We stopped by in Kulusuk on our way to Ammassaalik, where we picked up Justus’ 19-year-old girlfriend, Saalannguaq, and her friend. The trip was smooth and beautiful, and we barely believed our eyes when our boat docked at the town of Tasiilaq. Tasiilaq is East Greenland’s largest township (and first Danish colony), and looked positively gorgeous in the 7 PM sunlight. Basically a larger, better maintained version of Kulusuk, Tasiilaq used what little flatland it has for a football field and thus its houses are scattered all over the hillside. We spent two hours in town, walking around, talking to the locals and just plain basking in its quaintness. This trip had a lot of basking in it.
On our way back to Kulusuk, as we passed through the outsea fog, Justus and Saalannguaq pulled out their ultra modern cell-phones to show us a slide show of their life in Kulusuk. Their eighteen-month-old daughter featured prominently in the pictures, as did various scenes from their home life. They depict a happy life, full of love and laughter, one that honours their roots yet is firmly footed in the present. They told us about their life, about Saalannguaq’s growing up in Tasiilaq and Justus’ job at the Kulusuk airport. And how they spend their days.
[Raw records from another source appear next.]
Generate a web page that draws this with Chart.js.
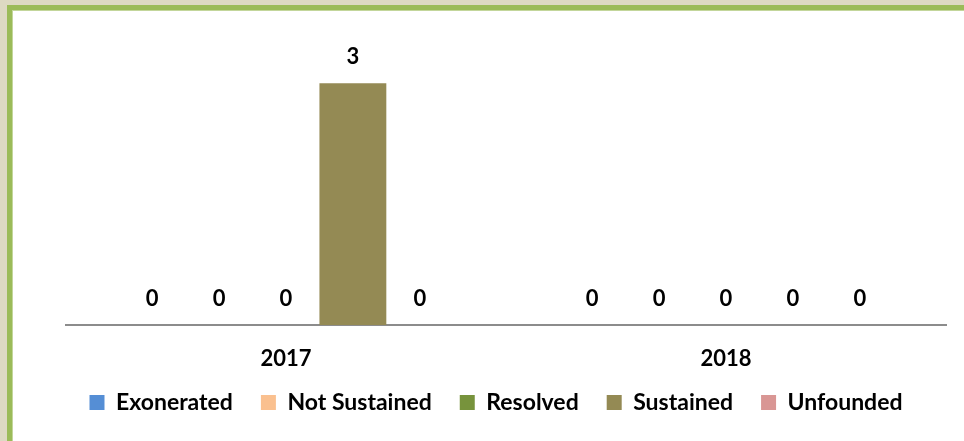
<!DOCTYPE html>
<html>
<head>
<meta charset="utf-8">
<script src="https://cdn.jsdelivr.net/npm/chart.js@4.4.0/dist/chart.umd.min.js"></script>
<style>
  html, body { margin: 0; padding: 0; background: #ddd9c3; overflow: hidden; }
  #frame {
    position: absolute; left: 7px; top: 5px; width: 980px; height: 460px;
    background: #fff; border-left: 5px solid #9bbb59; border-top: 5px solid #9bbb59;
    box-shadow: inset 1px 1px 0 #c3d69b;
  }
  #myChart { position: absolute; left: 0; top: 0; }
</style>
</head>
<body>
<div id="frame"></div>
<canvas id="myChart" width="964" height="441"></canvas>
<script>
var categories = ['2017', '2018'];
var seriesNames = ['Exonerated', 'Not Sustained', 'Resolved', 'Sustained', 'Unfounded'];
var exonerated = [0, 0];
var notSustained = [0, 0];
var resolved = [0, 0];
var sustained = [3, 0];
var unfounded = [0, 0];
var colors = ['#558ed5', '#fac08f', '#77933c', '#948a54', '#d99694'];

var FONT = 'Lato';

// draws the value above each bar
var valueLabels = {
    id: 'valueLabels',
    afterDatasetsDraw: function(chart) {
        var ctx = chart.ctx;
        ctx.save();
        ctx.font = 'bold 22px ' + FONT;
        ctx.fillStyle = '#000';
        ctx.textAlign = 'center';
        ctx.textBaseline = 'alphabetic';
        chart.data.datasets.forEach(function(ds, i) {
            chart.getDatasetMeta(i).data.forEach(function(bar, j) {
                ctx.fillText(ds.data[j], bar.x, bar.y - 19);
            });
        });
        ctx.restore();
    }
};

// nudge the legend a bit up and left, keeps the wide spacing between items
var legendNudge = {
    id: 'legendNudge',
    afterLayout: function(chart) {
        var lg = chart.legend;
        lg.top -= 10; lg.bottom -= 10;
        lg.left -= 10; lg.right -= 10;
    }
};

var allData = [exonerated, notSustained, resolved, sustained, unfounded];
var datasets = seriesNames.map(function(name, i) {
    return {
        label: name,
        data: allData[i],
        backgroundColor: colors[i],
        borderWidth: 0
    };
});

var ctx = document.getElementById('myChart').getContext('2d');
var myChart = new Chart(ctx, {
    type: 'bar',
    data: { labels: categories, datasets: datasets },
    options: {
        responsive: false,
        animation: false,
        layout: { padding: { left: 66, right: 18, top: 43, bottom: 7 } },
        datasets: { bar: { categoryPercentage: 0.76, barPercentage: 1.0 } },
        scales: {
            x: {
                grid: { display: false, drawTicks: false },
                border: { display: true, color: '#8c8c8c', width: 2 },
                ticks: { color: '#000', font: { family: FONT, size: 22, weight: 'bold' }, padding: 21 },
                afterFit: function(scale) { scale.height = 48; }
            },
            y: {
                display: false,
                min: 0,
                max: 3.5
            }
        },
        plugins: {
            legend: {
                position: 'bottom',
                labels: {
                    color: '#000',
                    boxWidth: 15,
                    boxHeight: 15,
                    padding: 28,
                    font: { family: FONT, size: 23, weight: 'bold' }
                }
            },
            tooltip: { enabled: false }
        }
    },
    plugins: [valueLabels, legendNudge]
});
</script>
</body>
</html>
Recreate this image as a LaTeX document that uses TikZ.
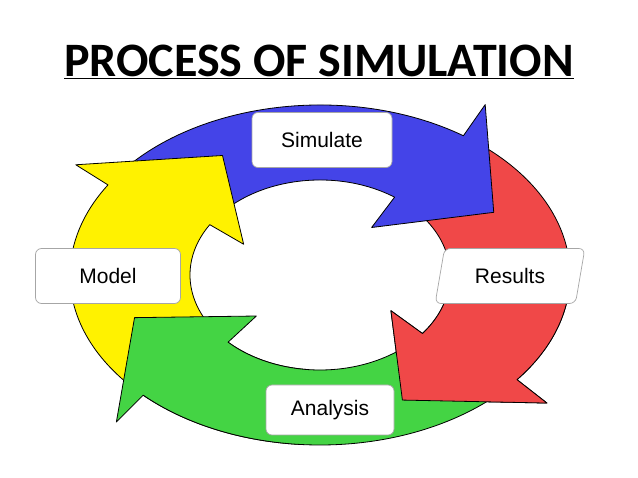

When we returned to Kulusuk, we immediately got on a jeep driven by our fabulous hotel manager Lassi. He took us to the top of a mountain, where the U.S. Army used to monitor the Cold War through their radars. The sun was setting, and it was breathtaking. We drove silently back to the hotel, where our friend the arctic fox was rooting through some trash, looking for nourishment. We talked to him for a bit before heading to bed. Tomorrow would bring more adventures. We were beat, and awe-struck.